Роль Сервилия исполнял Гриценко. То был актер сверхъестественной заразительности, обладавший каким-то врожденным комизмом. Мешало то, что он это знал. Смыслом его пребывания на сцене было явить нам сей дар богов во всем его громадном объеме. Реплика, не возбуждавшая смеха, казалась ему потерянным временем. Тщетно пытался я объяснить Николаю Олимпиевичу, что Сервилий прежде всего малый не промах, обладающий ясным циничным умом. Гриценко играл счастливого дурня. Он в самом деле был очень смешон, но – и только. Трудно представить, что это он, по словам Диона, «открывает в поэзии новое направление», что «его последователей будут звать сервилистами».
<…>
По вечерам я ездил в столицу на первые представления пьесы. Ее драматическая история увеличивала ее притягательность. Не скрою, мне было приятно видеть, как от обеих станций метро – и от «Арбатской» и от «Смоленской» – тянулись жаждавшие билетика. Уже на второе представление в театр приехала «девятка» – так называлось подразделение государственной безопасности – готовить ложу Политбюро. Приехали Косыгин и Демичев, кто-то еще, кажется, Воронов. Поаплодировав артистам и ничего не сказав, удалились.
Ноябрь был уже на исходе, когда, вернувшись из‑за границы, Товстоногов провел два дня в столице. Мы встретились. Он был настроен жестко. Он сказал мне, что, чего бы ни стоило, он добьется возрожденья «Диона». Теперь, когда пьеса идет в Москве и даже лояльно встречена в прессе, ее умерщвление в Ленинграде не поддается объяснению. И в самом деле, довольно скоро он сообщил, что был принят Толстиковым, настроенным на сей раз спокойно. Тот сам посмотрит и примет спектакль – в конце января все состоится.
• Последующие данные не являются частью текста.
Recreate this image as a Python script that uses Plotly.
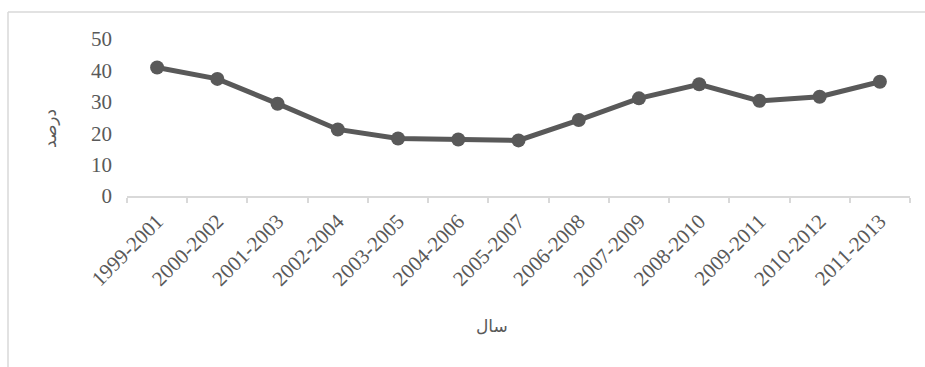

Новый год я встречал полный надежд. В студеную рубежную ночь мне вдруг померещилось, что наконец-то все испытания позади. Если из такой передряги я вышел живой, то теперь начнется поистине «голубой период». Вахтанговский спектакль идет, уверенно набирает силу, вернется и ленинградский спектакль. Есть тайное равновесие сил, управляющих движением судеб. Пора им повернуться ко мне. Все это было весьма наивно – казалось, одна эпопея «Гостей», растянувшаяся на долгих три года, должна была научить меня трезвости, но точно так же, как мой Дион, я все еще продолжал надеяться.